MATERIAL
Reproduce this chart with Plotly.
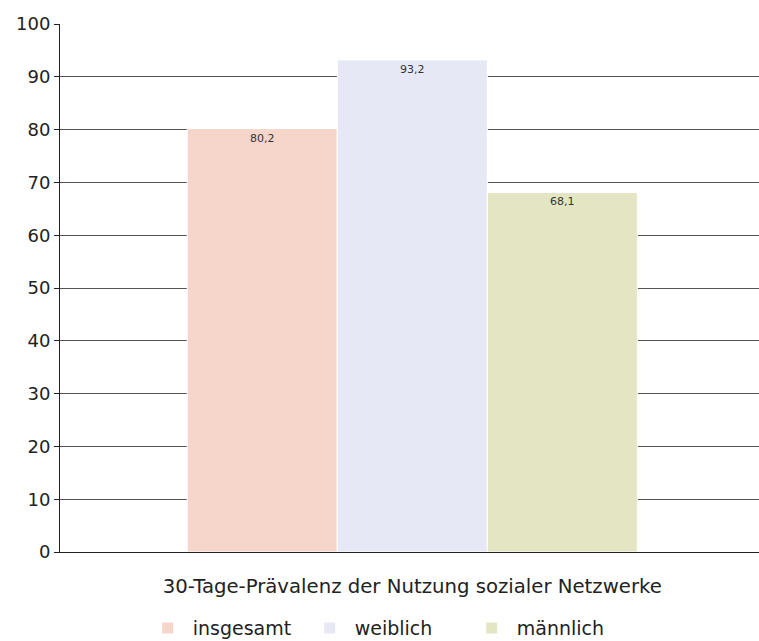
import plotly.graph_objects as go

CATEGORY = ["30-Tage-Prävalenz der Nutzung sozialer Netzwerke"]
GROUPS = ["insgesamt", "weiblich", "männlich"]
VALUES = [80.2, 93.2, 68.1]
COLORS = ["#F6D6CA", "#E6E9F5", "#E4E6C3"]
Y_TICKS = list(range(0, 101, 10))

FONT = "DejaVu Sans, sans-serif"

fig = go.Figure()
for name, val, col in zip(GROUPS, VALUES, COLORS):
    fig.add_trace(go.Bar(
        x=CATEGORY, y=[val], name=name,
        marker=dict(color=col, line=dict(color="white", width=1)),
        texttemplate="%{y:.1f}", textposition="inside",
        insidetextanchor="end",
        textfont=dict(size=11, color="#333333", family=FONT),
        hoverinfo="skip",
    ))

fig.update_layout(
    width=759, height=641,
    margin=dict(l=60, r=0, t=24, b=89),
    paper_bgcolor="white", plot_bgcolor="white",
    separators=",.",
    barmode="group", bargap=0.356, bargroupgap=0.0,
    font=dict(family=FONT, color="#222222"),
    showlegend=True,
    legend=dict(
        orientation="h", xref="paper", x=0.466, xanchor="center",
        yref="container", y=0.02, yanchor="middle",
        font=dict(size=19, family=FONT, color="#222222"),
        entrywidth=107, itemwidth=40,
    ),
    uniformtext=dict(minsize=11, mode="show"),
)
fig.update_xaxes(
    range=[-0.504, 0.496],
    showgrid=False, showline=True, linecolor="#222222", linewidth=1,
    ticks="", tickfont=dict(size=19.7, family=FONT, color="#222222"),
    ticklabelstandoff=16,
)
fig.update_yaxes(
    range=[0, 100], tickvals=Y_TICKS,
    showgrid=True, gridcolor="#555555", gridwidth=1,
    showline=True, linecolor="#222222", linewidth=1,
    ticks="outside", ticklen=5, tickcolor="#222222",
    tickfont=dict(size=18, family=FONT, color="#222222"),
    zeroline=False,
)

# drop the default body margin so the figure fills the window exactly
fig.write_html("out.html", config={"displayModeBar": False},
               post_script="document.body.style.margin='0';")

REQUIRED WORK
Please write out all the data again word for word, but not the pictures.

ANSWER TO THIS TASK
Reproduce this chart with Plotly.
import plotly.graph_objects as go

CATEGORY = ["30-Tage-Prävalenz der Nutzung sozialer Netzwerke"]
GROUPS = ["insgesamt", "weiblich", "männlich"]
VALUES = [80.2, 93.2, 68.1]
COLORS = ["#F6D6CA", "#E6E9F5", "#E4E6C3"]
Y_TICKS = list(range(0, 101, 10))

FONT = "DejaVu Sans, sans-serif"

fig = go.Figure()
for name, val, col in zip(GROUPS, VALUES, COLORS):
    fig.add_trace(go.Bar(
        x=CATEGORY, y=[val], name=name,
        marker=dict(color=col, line=dict(color="white", width=1)),
        texttemplate="%{y:.1f}", textposition="inside",
        insidetextanchor="end",
        textfont=dict(size=11, color="#333333", family=FONT),
        hoverinfo="skip",
    ))

fig.update_layout(
    width=759, height=641,
    margin=dict(l=60, r=0, t=24, b=89),
    paper_bgcolor="white", plot_bgcolor="white",
    separators=",.",
    barmode="group", bargap=0.356, bargroupgap=0.0,
    font=dict(family=FONT, color="#222222"),
    showlegend=True,
    legend=dict(
        orientation="h", xref="paper", x=0.466, xanchor="center",
        yref="container", y=0.02, yanchor="middle",
        font=dict(size=19, family=FONT, color="#222222"),
        entrywidth=107, itemwidth=40,
    ),
    uniformtext=dict(minsize=11, mode="show"),
)
fig.update_xaxes(
    range=[-0.504, 0.496],
    showgrid=False, showline=True, linecolor="#222222", linewidth=1,
    ticks="", tickfont=dict(size=19.7, family=FONT, color="#222222"),
    ticklabelstandoff=16,
)
fig.update_yaxes(
    range=[0, 100], tickvals=Y_TICKS,
    showgrid=True, gridcolor="#555555", gridwidth=1,
    showline=True, linecolor="#222222", linewidth=1,
    ticks="outside", ticklen=5, tickcolor="#222222",
    tickfont=dict(size=18, family=FONT, color="#222222"),
    zeroline=False,
)

# drop the default body margin so the figure fills the window exactly
fig.write_html("out.html", config={"displayModeBar": False},
               post_script="document.body.style.margin='0';")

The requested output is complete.